The stunt was quickly seized upon by the left, including staffers from Democratic candidate Terry McAuliffe’s campaign. “The Unite the Right rally was one of the darkest days in the Commonwealth’s history. this is who Glenn Youngkin’s supporters are,” McAuliffe spokesperson Christina Freundlich tweeted. 

But many Twitter critics assumed it was a stunt orchestrated by Youngkin opponents, given its heavy-handedness. Hours after the images went viral, the disgraced anti-Trump group took ownership of what it called a “demonstration.”

A small group of demonstrators dressed as "Unite the Right" rally-goers with tiki torches stand on a sidewalk as Republican candidate for governor of Virginia Glenn Youngkin arrives on his bus for a campaign event at a Mexican restaurant in Charlottesville, Virginia, U.S. October 29, 2021. REUTERS/Jonathan Ernst
(REUTERS/Jonathan Ernst)

“The Lincoln Project has run advertisements highlighting the hate unleashed in Charlottesville as well as Glenn Youngkin’s continued failure to denounce Donald Trump’s ‘very fine people on both sides.’ We will continue to draw this contrast in broadcast videos, on our social media platforms, and at Youngkin rallies,” the group stated in a press release. “Today’s demonstration was our way of reminding Virginians what happened in Charlottesville four years ago, the Republican Party’s embrace of those values, and Glenn Youngkin’s failure to condemn it.”

The Lincoln Project was condemned by many observers on social media. Substack journalist Glenn Greenwald said a right-wing group would be banned from social media for a similar stunt, while others denounced the Lincoln Project altogether. 

The Lincoln Project was a media darling throughout 2020 for its vitriolic anti-GOP and anti-Trump ads, with its ex-GOP members enjoying extensive time on MSNBC especially. While some outlets referred to it as a “Republican” group while covering the hoax, its co-founder Steve Schmidt has joined the Democratic Party and it is staunchly committed to defeating GOP candidates.

Despite the clear media angle to one of the biggest stories of the week, Stelter didn’t feel it was important enough to make the episode of “Reliable Sources” that aired less than 48 hours after the ordeal. 

CNN did not immediately respond to a request for comment. 

Stelter’s show, which has had a problem attracting viewers during the Biden era and failed to get more than 800,000 viewers for eight consecutive weeks entering Sunday’s episode, has a long history of protecting its tiny audience from media stories that make the host’s liberal peers look bad. 

In October, he failed to acknowledge CNN chief medical correspondent Dr.
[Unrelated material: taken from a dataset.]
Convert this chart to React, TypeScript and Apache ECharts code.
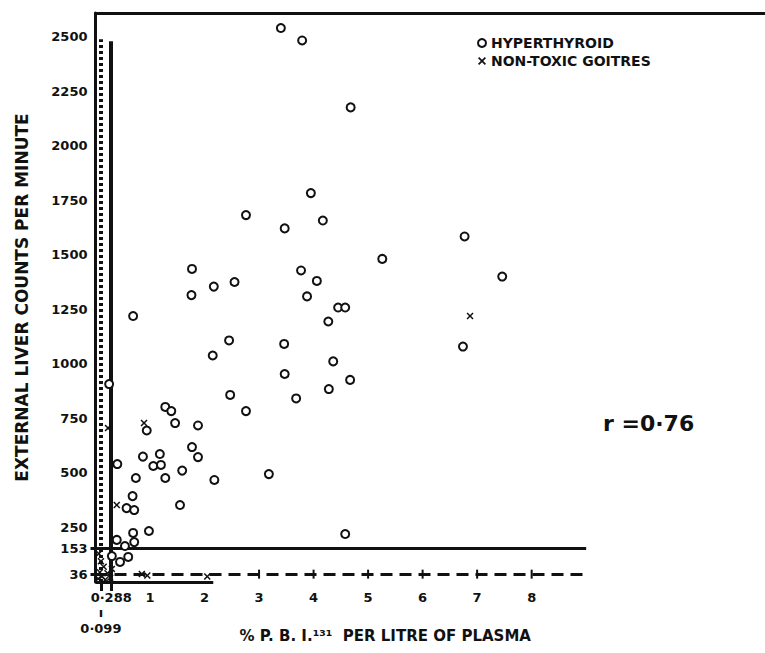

Sanjay Gupta’s viral interview with podcast giant Joe Rogan, who forced Gupta to admit CNN should not have characterized Rogan’s use of ivermectin as “horse dewormer” amid his recovery from COVID. His show previously ignored a sexual harassment allegation against CNN host Chris Cuomo, when veteran TV producer Shelley Ross said the “Cuomo Prime Time” namesake groped her when they worked together at ABC News. 

Brian Stelter has a long history of shielding his small audience from media stories that make his liberal peers look bad. (REUTERS/Andrew Kelly)

But Stelter doesn’t only skip news about his CNN colleagues. He has also glossed over the Washington Post’s major correction of its January report that accused Trump of urging Georgia election officials to “find the fraud,” the major MSNBC leadership shakeup, Toobin’s firing from The New Yorker following his Zoom call masturbation scandal, the ousting of MSNBC contributor Jon Meacham after it was revealed that he was moonlighting as a speechwriter for the Biden campaign and the scandals that plagued The Lincoln Project before its latest embarrassment, among many other things. 

In 2019, Stelter completely avoided the revelation that ABC News had spiked an investigation into convicted pedophile Jeffrey Epstein.  

The Lincoln Project has been beset by multiple scandals this year, including allegations that its co-founder John Weaver had sexually harassed young men online including minors and other higher-ups knew about it months before they let on.

Following the hoax being exposed, McAuliffe campaign manager Chris Rolling tweeted, “What happened today is disgusting and distasteful and we condemn it in the strongest terms. Those involved should immediately apologize.”